▼

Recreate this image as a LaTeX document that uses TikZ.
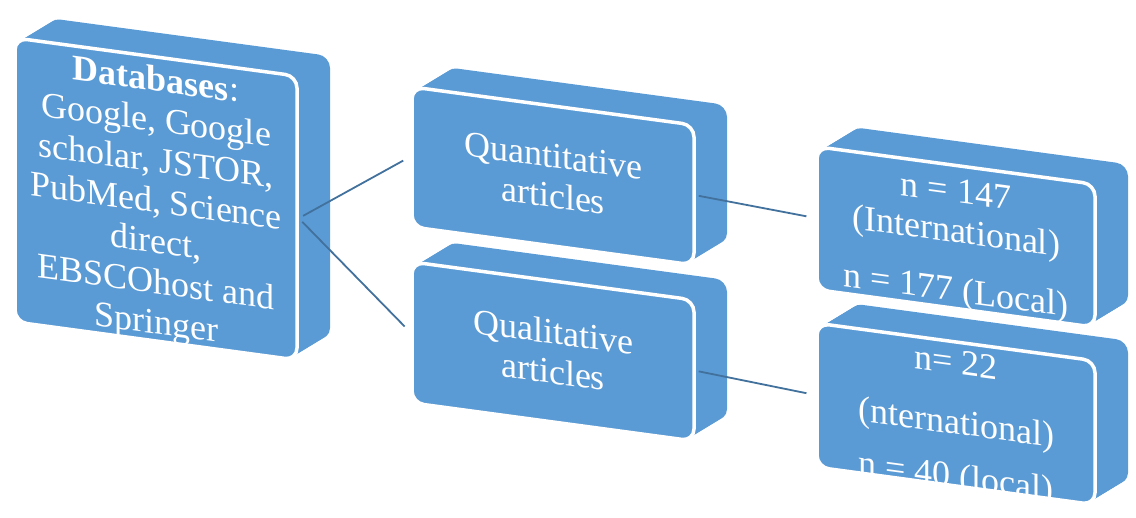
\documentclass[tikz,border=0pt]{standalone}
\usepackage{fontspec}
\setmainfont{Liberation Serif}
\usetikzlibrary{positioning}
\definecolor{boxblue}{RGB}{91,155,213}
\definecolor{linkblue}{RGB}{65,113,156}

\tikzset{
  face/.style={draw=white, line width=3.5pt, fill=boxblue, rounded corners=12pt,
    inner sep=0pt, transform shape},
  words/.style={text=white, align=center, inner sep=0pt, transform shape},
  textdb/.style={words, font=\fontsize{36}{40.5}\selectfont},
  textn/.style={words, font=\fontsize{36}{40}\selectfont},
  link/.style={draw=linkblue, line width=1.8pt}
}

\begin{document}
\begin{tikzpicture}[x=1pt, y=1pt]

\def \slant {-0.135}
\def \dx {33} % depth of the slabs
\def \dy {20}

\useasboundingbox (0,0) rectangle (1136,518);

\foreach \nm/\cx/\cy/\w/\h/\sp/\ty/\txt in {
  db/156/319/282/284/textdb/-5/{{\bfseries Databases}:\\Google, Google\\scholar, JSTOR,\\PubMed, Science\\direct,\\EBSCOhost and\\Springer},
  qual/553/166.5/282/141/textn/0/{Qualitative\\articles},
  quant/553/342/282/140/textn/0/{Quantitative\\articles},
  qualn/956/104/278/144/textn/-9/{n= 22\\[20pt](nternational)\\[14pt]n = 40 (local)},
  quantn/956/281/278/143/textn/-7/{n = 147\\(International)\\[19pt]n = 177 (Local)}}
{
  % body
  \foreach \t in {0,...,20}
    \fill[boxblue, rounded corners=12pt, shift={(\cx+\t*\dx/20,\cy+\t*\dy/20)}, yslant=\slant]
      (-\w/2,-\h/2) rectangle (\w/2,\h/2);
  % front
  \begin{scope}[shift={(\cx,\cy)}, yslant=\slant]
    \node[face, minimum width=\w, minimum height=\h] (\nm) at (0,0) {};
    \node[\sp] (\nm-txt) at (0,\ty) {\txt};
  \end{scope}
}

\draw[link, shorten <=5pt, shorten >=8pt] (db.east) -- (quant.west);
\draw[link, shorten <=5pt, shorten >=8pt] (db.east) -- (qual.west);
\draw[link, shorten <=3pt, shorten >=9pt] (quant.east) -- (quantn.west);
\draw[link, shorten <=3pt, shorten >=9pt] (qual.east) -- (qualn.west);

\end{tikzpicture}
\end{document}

▲

= GIVEN INSTRUCTION =
From the material above, reproduce everything verbatim except the pictures.

= EXPECTED ANSWER =
Recreate this image as a LaTeX document that uses TikZ.
\documentclass[tikz,border=0pt]{standalone}
\usepackage{fontspec}
\setmainfont{Liberation Serif}
\usetikzlibrary{positioning}
\definecolor{boxblue}{RGB}{91,155,213}
\definecolor{linkblue}{RGB}{65,113,156}

\tikzset{
  face/.style={draw=white, line width=3.5pt, fill=boxblue, rounded corners=12pt,
    inner sep=0pt, transform shape},
  words/.style={text=white, align=center, inner sep=0pt, transform shape},
  textdb/.style={words, font=\fontsize{36}{40.5}\selectfont},
  textn/.style={words, font=\fontsize{36}{40}\selectfont},
  link/.style={draw=linkblue, line width=1.8pt}
}

\begin{document}
\begin{tikzpicture}[x=1pt, y=1pt]

\def \slant {-0.135}
\def \dx {33} % depth of the slabs
\def \dy {20}

\useasboundingbox (0,0) rectangle (1136,518);

\foreach \nm/\cx/\cy/\w/\h/\sp/\ty/\txt in {
  db/156/319/282/284/textdb/-5/{{\bfseries Databases}:\\Google, Google\\scholar, JSTOR,\\PubMed, Science\\direct,\\EBSCOhost and\\Springer},
  qual/553/166.5/282/141/textn/0/{Qualitative\\articles},
  quant/553/342/282/140/textn/0/{Quantitative\\articles},
  qualn/956/104/278/144/textn/-9/{n= 22\\[20pt](nternational)\\[14pt]n = 40 (local)},
  quantn/956/281/278/143/textn/-7/{n = 147\\(International)\\[19pt]n = 177 (Local)}}
{
  % body
  \foreach \t in {0,...,20}
    \fill[boxblue, rounded corners=12pt, shift={(\cx+\t*\dx/20,\cy+\t*\dy/20)}, yslant=\slant]
      (-\w/2,-\h/2) rectangle (\w/2,\h/2);
  % front
  \begin{scope}[shift={(\cx,\cy)}, yslant=\slant]
    \node[face, minimum width=\w, minimum height=\h] (\nm) at (0,0) {};
    \node[\sp] (\nm-txt) at (0,\ty) {\txt};
  \end{scope}
}

\draw[link, shorten <=5pt, shorten >=8pt] (db.east) -- (quant.west);
\draw[link, shorten <=5pt, shorten >=8pt] (db.east) -- (qual.west);
\draw[link, shorten <=3pt, shorten >=9pt] (quant.east) -- (quantn.west);
\draw[link, shorten <=3pt, shorten >=9pt] (qual.east) -- (qualn.west);

\end{tikzpicture}
\end{document}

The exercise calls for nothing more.